Dead Wake

An hour later, he and the rest were transferred to a steam side-wheeler, the Flying Fish, which then set out for Queenstown. The survivors crowded into its engine room, for the warmth. Here was Ogden Hammond, the New Jersey real-estate developer. No one had seen his wife. The heat was exquisite, and “and before very long,” reported Arthur Mitchell, the Raleigh Bicycle man, “songs were being sung, indicating not only a spirit of thankfulness but even of gaiety.”


A number of corpses were on board as well: a five-year-old boy named Dean Winston Hodges; two unidentified boys, about two and six years old; and the body of fifteen-year-old Gwendolyn Allan, one of the girls who had helped seaman Morton paint a lifeboat.

DWIGHT HARRIS helped row his collapsible boat toward a distant sailboat. The going was slow and difficult.

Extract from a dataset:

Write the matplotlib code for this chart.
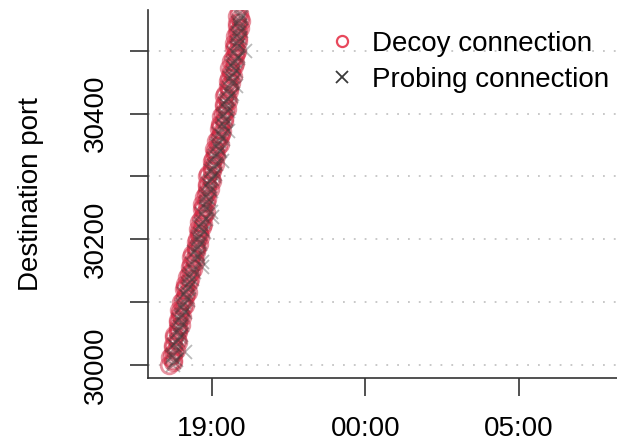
import numpy as np
import pandas as pd
import matplotlib
matplotlib.use("Agg")
import matplotlib.pyplot as plt
import matplotlib.dates as mdates

plt.rcParams['font.family'] = ['Liberation Sans', 'DejaVu Sans']

# start of the capture window
day0 = pd.Timestamp("2016-03-14 17:00")

# decoy connections: destination port, minutes after 17:00
decoy_port_a = [30000, 30008, 30016, 30024, 30032, 30040, 30048, 30056, 30064, 30072,
                30080, 30088, 30096, 30104, 30112, 30120, 30128, 30136, 30144, 30152,
                30160, 30168, 30176, 30184, 30192, 30200, 30208, 30216, 30224, 30232,
                30240, 30248, 30256, 30264, 30272, 30280, 30288, 30296, 30304, 30312,
                30320, 30328, 30336, 30344, 30352, 30360, 30368, 30376, 30384, 30392,
                30400, 30408, 30416, 30424, 30432, 30440, 30448, 30456, 30464, 30472,
                30480, 30488, 30496, 30504, 30512, 30520, 30528, 30536, 30544, 30552,
                30560]
decoy_min_a = [37, 45, 43, 51, 45, 52, 47, 55, 60, 55,
               59, 57, 68, 64, 70, 67, 68, 78, 76, 84,
               79, 86, 81, 90, 95, 91, 95, 93, 104, 100,
               106, 101, 102, 111, 109, 117, 111, 118, 113, 121,
               126, 122, 127, 125, 136, 132, 138, 134, 136, 145,
               143, 151, 144, 151, 146, 154, 158, 154, 158, 155,
               166, 162, 168, 163, 163, 172, 169, 176, 169, 176,
               174]
decoy_port_b = [30004, 30012, 30020, 30028, 30036, 30044, 30052, 30060, 30068, 30076,
                30084, 30092, 30100, 30108, 30116, 30124, 30132, 30140, 30148, 30156,
                30164, 30172, 30180, 30188, 30196, 30204, 30212, 30220, 30228, 30236,
                30244, 30252, 30260, 30268, 30276, 30284, 30292, 30300, 30308, 30316,
                30324, 30332, 30340, 30348, 30356, 30364, 30372, 30380, 30388, 30396,
                30404, 30412, 30420, 30428, 30436, 30444, 30452, 30460, 30468, 30476,
                30484, 30492, 30500, 30508, 30516, 30524, 30532, 30540, 30548, 30556]
decoy_min_b = [45, 39, 46, 45, 54, 46, 55, 55, 54, 62,
               59, 65, 60, 68, 74, 69, 76, 72, 79, 78,
               88, 80, 89, 90, 89, 98, 95, 101, 96, 104,
               109, 103, 110, 105, 112, 111, 120, 112, 121, 121,
               120, 129, 127, 133, 128, 136, 141, 137, 144, 139,
               146, 145, 153, 145, 154, 153, 152, 161, 158, 163,
               158, 166, 170, 165, 171, 165, 172, 170, 178, 169]

# probing connections
probe_port_a = decoy_port_b
probe_min_a = [47, 43, 68, 50, 50, 59, 52, 59, 62, 60,
               69, 62, 67, 73, 70, 76, 78, 76, 85, 102,
               101, 93, 86, 94, 98, 96, 105, 98, 103, 120,
               118, 110, 112, 109, 118, 116, 116, 125, 118, 125,
               140, 127, 137, 130, 135, 141, 152, 144, 146, 143,
               152, 150, 149, 158, 151, 168, 161, 159, 168, 160,
               165, 171, 185, 172, 173, 169, 178, 175, 174, 177]
probe_port_b = decoy_port_a
probe_min_b = [44, 50, 45, 51, 47, 54, 60, 56, 62, 57,
               62, 66, 64, 74, 67, 74, 75, 82, 78, 84,
               81, 88, 94, 91, 97, 93, 98, 102, 100, 110,
               102, 109, 109, 115, 111, 117, 113, 120, 126, 122,
               128, 124, 130, 134, 132, 142, 134, 141, 143, 149,
               145, 151, 146, 153, 159, 155, 160, 156, 161, 164,
               162, 172, 164, 170, 170, 176, 171, 176, 171, 178,
               176]

decoy_port = decoy_port_a + decoy_port_b
decoy_min = decoy_min_a + decoy_min_b
probe_port = probe_port_a + probe_port_b
probe_min = probe_min_a + probe_min_b

decoy_t = day0 + pd.to_timedelta(decoy_min, unit="min")
probe_t = day0 + pd.to_timedelta(probe_min, unit="min")

fig = plt.figure(figsize=(6.17, 4.45), dpi=100)
ax = fig.add_axes([148/617, 67/445, 469/617, 368/445])

ax.plot(decoy_t, decoy_port, linestyle="none", marker="o", markersize=12,
        markerfacecolor="none", markeredgecolor="#d22a44", markeredgewidth=2.0,
        alpha=0.5, label="Decoy connection")
ax.plot(probe_t, probe_port, linestyle="none", marker="x", markersize=10,
        color="#3a3a3a", markeredgewidth=1.3, alpha=0.35, label="Probing connection")

ax.set_xlim(day0 - pd.Timedelta(minutes=4), day0 + pd.Timedelta(minutes=911))
ax.set_ylim(29979, 30565)

xt = [pd.Timestamp("2016-03-14 19:00"), pd.Timestamp("2016-03-15 00:00"),
      pd.Timestamp("2016-03-15 05:00")]
ax.set_xticks(xt)
ax.xaxis.set_major_formatter(mdates.DateFormatter("%H:%M"))

yt = [30000, 30100, 30200, 30300, 30400, 30500]
ax.set_yticks(yt)
ax.set_yticklabels(["30000", "", "30200", "", "30400", ""], rotation=90, va="center")

for y in yt:
    ax.axhline(y, color="#c4c4c4", lw=1.3, linestyle=(0, (1, 5)), zorder=0)

for s in ["top", "right"]:
    ax.spines[s].set_visible(False)
for s in ["left", "bottom"]:
    ax.spines[s].set_color("#333333")
    ax.spines[s].set_linewidth(1.2)

ax.tick_params(axis="both", direction="out", length=13, width=1.2, color="#333333",
               labelsize=20)
ax.tick_params(axis="x", pad=14)
ax.tick_params(axis="y", pad=15)

ax.set_ylabel("Destination port", fontsize=20)
ax.yaxis.set_label_coords(-0.222, 0.5)

leg = ax.legend(loc="upper left", bbox_to_anchor=(328/617, 1 - 31/445),
                bbox_transform=fig.transFigure, frameon=False, fontsize=20,
                handlelength=1.0, handletextpad=0.6, labelspacing=0.35,
                borderaxespad=0, borderpad=0)
for h in leg.legend_handles:
    h.set_alpha(1.0)
    h.set_markersize(8)
leg.legend_handles[0].set_markeredgecolor("#e8485c")
leg.legend_handles[0].set_markeredgewidth(1.6)

fig.savefig("out.png", dpi=100)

Another lifeboat got there first and unloaded a cache of survivors and bodies, then came back for Harris and his companions and put them aboard the sailboat as well. Next all were transferred to a minesweeper called the Indian Empire, whose crew spent the next several hours searching for survivors and bodies. When the ship began its return to Queenstown after seven o’clock that evening it carried 170 survivors and numerous dead.

On board, the little boy whom Harris had rescued now found his father, mother, and brother—alive and well. His baby sister, Dora, was lost.

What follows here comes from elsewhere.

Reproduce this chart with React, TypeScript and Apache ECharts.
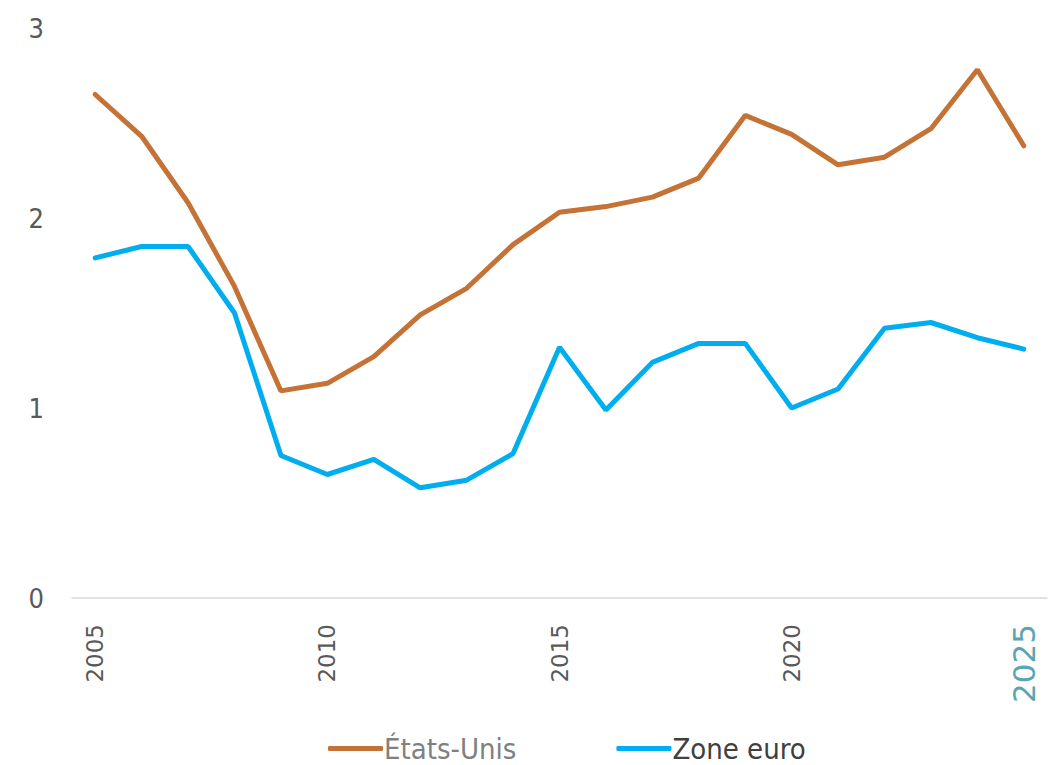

THEODATE POPE awoke to a vision of blazing fire. A small fire, in a stove. She had no recollection of the sinking. She saw a pair of legs in trousers and then heard a man say, “She’s conscious.” Despite the warmth from the stove, tremors rattled her body.

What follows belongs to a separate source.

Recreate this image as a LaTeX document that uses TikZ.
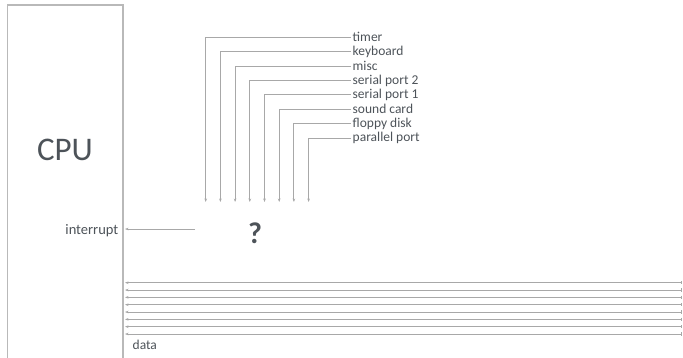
\documentclass[tikz,border=0pt]{standalone}
\usepackage{fontspec}
\setmainfont{Carlito}
\usetikzlibrary{arrows.meta}

\definecolor{ink}{HTML}{4D5359}
\definecolor{wire}{HTML}{A8A8A8}

\begin{document}
\begin{tikzpicture}[x=1pt, y=-1pt,
  font=\fontsize{13.5}{14}\selectfont, text=ink,
  wire/.style={draw=wire, line width=0.9},
  tip/.style={-{Stealth[length=3.5pt, width=2.6pt]}},
  lbl/.style={inner sep=1.5pt, anchor=west},
]
\useasboundingbox (0,0) rectangle (683,357);
\clip (0,0) rectangle (683,357);

% processor box, open at the bottom
\draw[draw=wire!80, line width=1.3] (7.5,370) |- (123,5) -- (123,370);
\node (cpu) at (65,150) {\fontsize{33}{36}\selectfont CPU};
\node[inner sep=1.5pt, anchor=east] (irq) at (120,231) {\fontsize{14.5}{16}\selectfont interrupt};

% interrupt controller, still unknown
\node (ctl) at (255,233) {\fontsize{30}{32}\selectfont\bfseries ?};
\coordinate (irqsrc) at (195,229);
\coordinate (irqin) at (125,229);
\draw[wire, tip] (irqsrc) -- (irqin);

% devices raising interrupt lines
\foreach \name [count=\i from 0] in {timer, keyboard, misc, serial port 2,
    serial port 1, sound card, floppy disk, parallel port} {
  \node[lbl] (dev\i) at (351, 37.3+14.4*\i) {\name};
  \coordinate (req\i) at (205.7+14.7*\i, 202);
  \draw[wire, tip] (dev\i.west) -| (req\i);
}

% data bus
\foreach \j in {0,...,7} {
  \coordinate (busR\j) at (682, 282.7+7.33*\j);
  \coordinate (busL\j) at (125, 282.7+7.33*\j);
  \draw[wire, {Bar[width=3.5pt]}-{Stealth[length=3.5pt, width=2.6pt]}] (busR\j) -- (busL\j);
}
\node[lbl] (bus) at (131,345) {data};
\end{tikzpicture}
\end{document}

She was in the captain’s cabin of a ship named Julia. Another survivor aboard, Belle Naish, later told Theodate how she came to be there. Crew members had pulled Theodate aboard using boat hooks. Presuming her to be dead, they had left her on deck among other recovered bodies. Naish and Theodate had become friends during the voyage, and when Naish saw Theodate lying there she touched her body and sensed a trace of life. Naish called for help. Two men began trying to revive Theodate. One used a carving knife from the ship’s kitchen to cut off her sodden layers of clothing. The men worked on her for two hours until confident they had revived her—though she remained unconscious. A lurid bruise surrounded her right eye.

There was no sign of Theodate’s companion, Edwin Friend, or of her maid, Emily Robinson.



U-20

PARTING SHOT

LATER, A WOMAN WHO CLAIMED TO BE SCHWIEGER’S FIANCéE told a newspaper reporter that the attack on the Lusitania had left Schwieger a shattered man. (The reporter did not disclose her name.) When Schwieger visited her in Berlin after his return to base, she had no idea, at first, that it was he who had torpedoed the ship. “All we thought of was that one of the fastest and biggest English ships had been sunk, and we were all very glad,” she said. But Schwieger seemed not to share the elation. “Of course, his mother and I saw right away that something dreadful had happened to him. He was so haggard and so silent, and so—different.”

Schwieger told her the story of the attack. “Of course he couldn’t hear anything, but he could see, and the silence of it all in the U-boat was worse than if he could have heard the shrieks. And, of course, he was the only one in the U-boat who could even see. He didn’t dare let any of the others in the U-boat know what was happening.” After the attack he took the boat straight back to Germany, his fiancée said. “He wanted to get away from what he had done. He wanted to get ashore. He couldn’t torpedo another ship.”

The woman’s account, while compelling, stands at odds with Schwieger’s own War Log. If Schwieger felt any sense of remorse, he did not express it by his actions.

Just five minutes after taking his last look at the Lusitania, he spotted a large steamer ahead, coming toward him, and prepared to attack. He was supposed to keep two torpedoes in reserve for the voyage home—ideally one in the bow, one in the stern—but this was an irresistible target, a 9,000-ton tanker. Schwieger ordered full ahead, to position U-20 in front of the ship, stern-first, so that he could use one of his two stern tubes. At 4:08 P.M. he was ready. The shot was lined up perfectly: a 90-degree angle with the target’s course, at a point-blank range of 500 meters, about a third of a mile. “Conditions for our torpedo very favorable,” he wrote in his log; “a miss out of the question.”

He gave the order to fire. The submarine shivered as the torpedo left its tube. Schwieger waited for the sound of impact.

A long silence followed. As the seconds ticked past, he realized something had gone wrong.